One studious young man, about 8-years-old, reminded me of myself. Back in the primitive times when paper ruled the world, the stationery store was one of my favorite browsing places. The infinite varieties of pens and inks, notebooks in different sizes, with different bindings and pages ruled wide or narrow, had a tactile quality and an edifying smell that appealed to me, the way paints, brushes and canvases must appeal to a young artist. It seemed that anything was possible, given the right combination of paper, pen, and ink. The whole history of the world and all our best myths and stories have been created out of such simple materials. Shakespeare had nothing but pen and ink, and he did quite well with them.

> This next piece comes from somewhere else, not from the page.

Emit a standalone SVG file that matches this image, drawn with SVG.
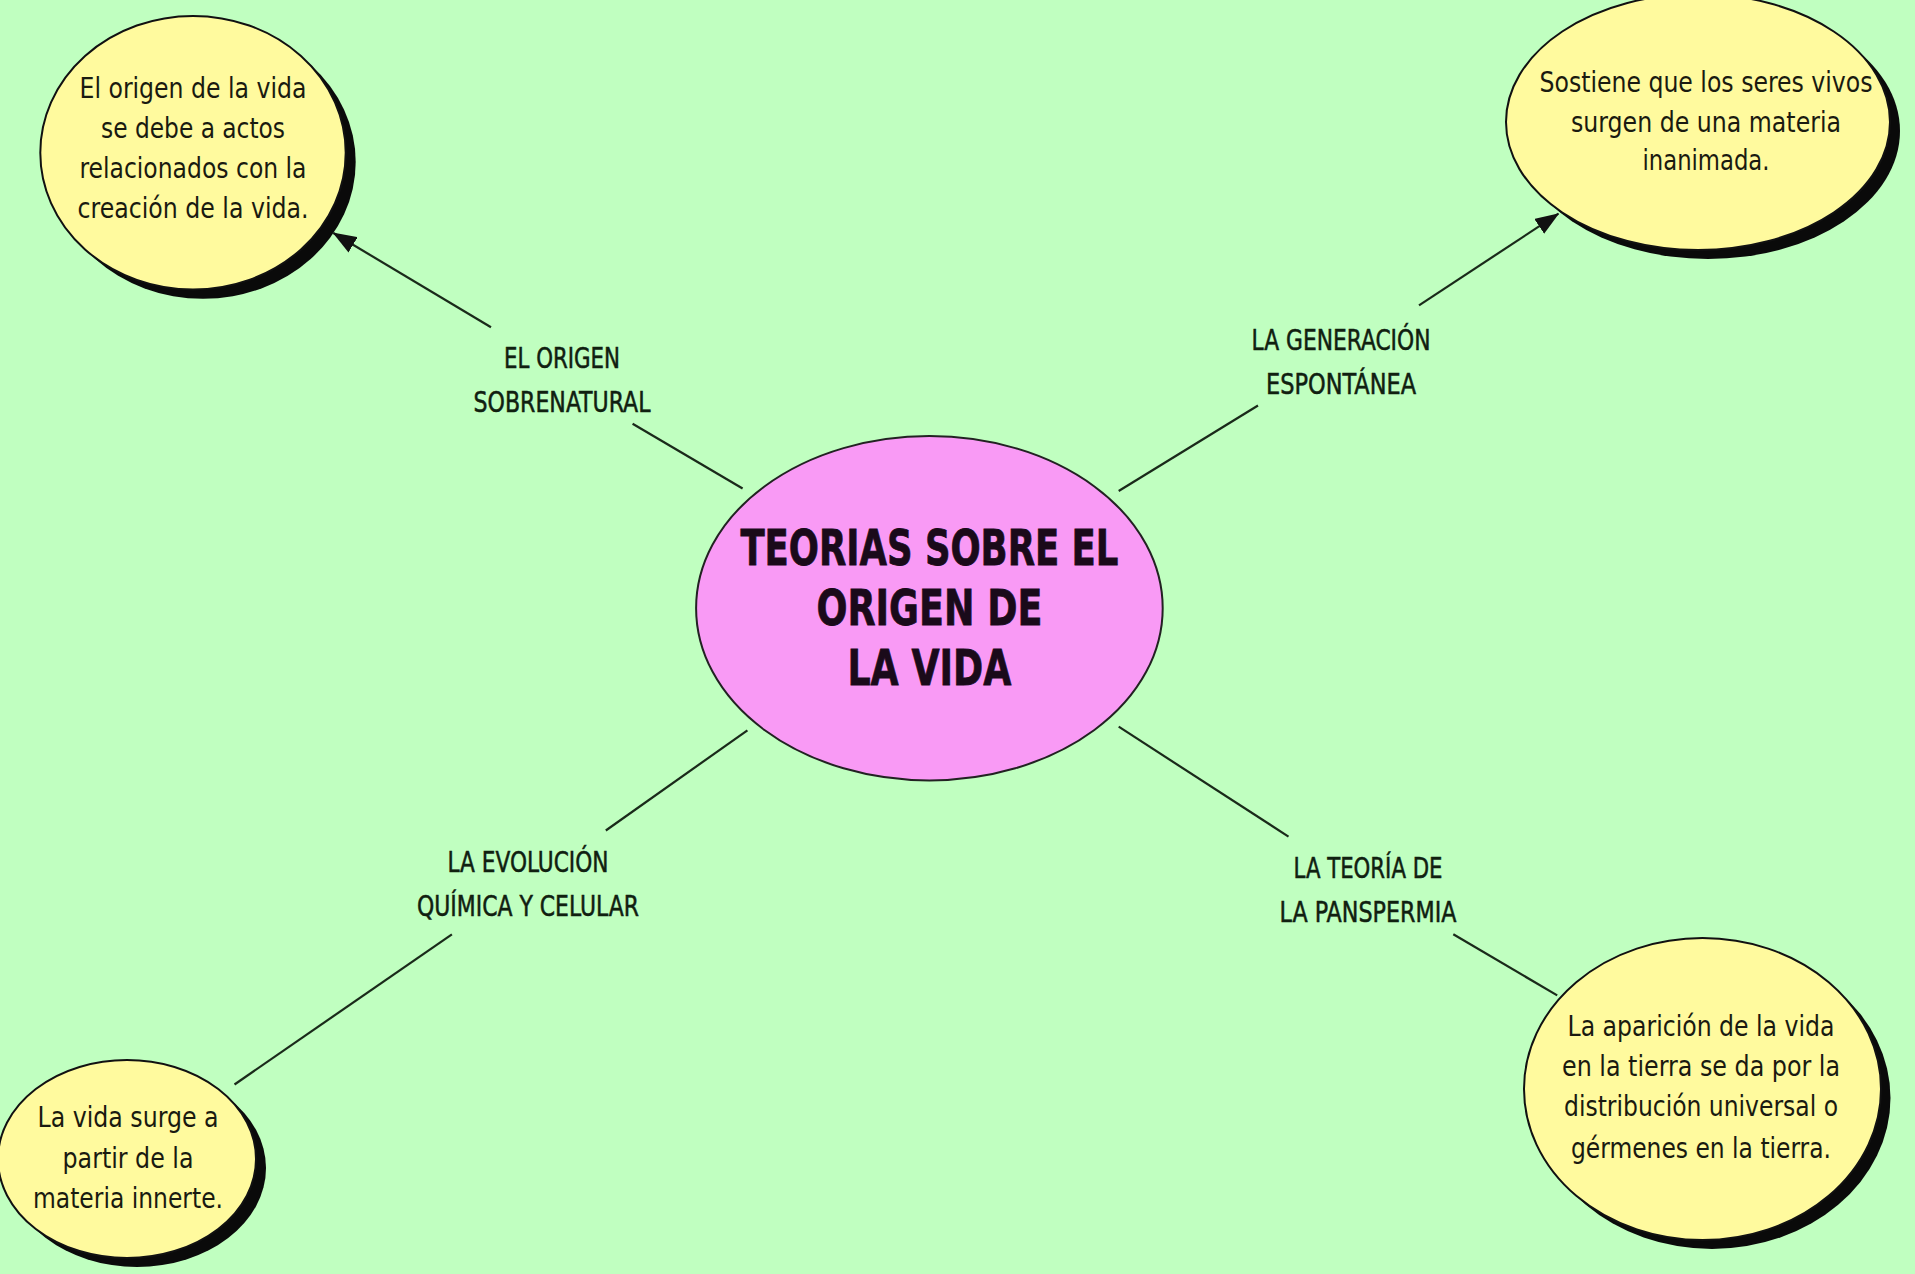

So, as a child, I haunted the little stationery store in our local high street, no doubt to the anoyance of the owner. But I was amazed to see a young man of the twenty-first century doing much the same thing here and now. He picked over the hundreds of pens like a connoisseur assessing a display of fine miniatures. He opened the notebooks one by one, riffling through the blank pages and frowning in concentration. Clearly he considered that putting pen to paper was a serious business, and of course he was right. In spite of all the efforts of the electronic industrial complex, paper still rules the world. Global paper production is way up, and the average American consumes five hundred pounds per year, about the weight of a large dumpster. Not all of this is school supplies, of course. A lot of it is junk mail, and most of the rest is accounted for by the Government Printing Office in Washington, D.C., that produces tens of thousands of copies of reports, bills, and regulations for the federal bureaucracy, all of them destined for the shredder.
But even so the schools seem to be falling behind the times. What happened to the educational revolution? I regularly read (in the newspaper) that learning is all supposed to be onscreen and online. No child should come home at the end of the school day with hands and clothes covered in ink, the way we used to do. But it seems that, for once, I am wrong. Paper and writing are still part of the school experience. Some of the childen leaving the office store were so loaded down with paper products that it was hard to see how they would find time to surf the internet or check their twitter accounts in the classroom.
It may be that teachers of a certain age grew up with paper and print, and simply feel more comfortable with these old-fashioned materials. Or perhaps all of us, young and old, are uneasily aware of the fragility of the electronic universe – already deeply compromised by global hackers and cyber-criminals. Nothing is safe, not even in the famous “cloud” which is nothing but another bunch of computers somewhere in California. The cloud may blow away one day, leaving nothing but blue skies and blue screens. Then we will urgently need a nice notebook, and a pen, and some colored folders, and perhaps a glue stick too. It’s always best to be prepared.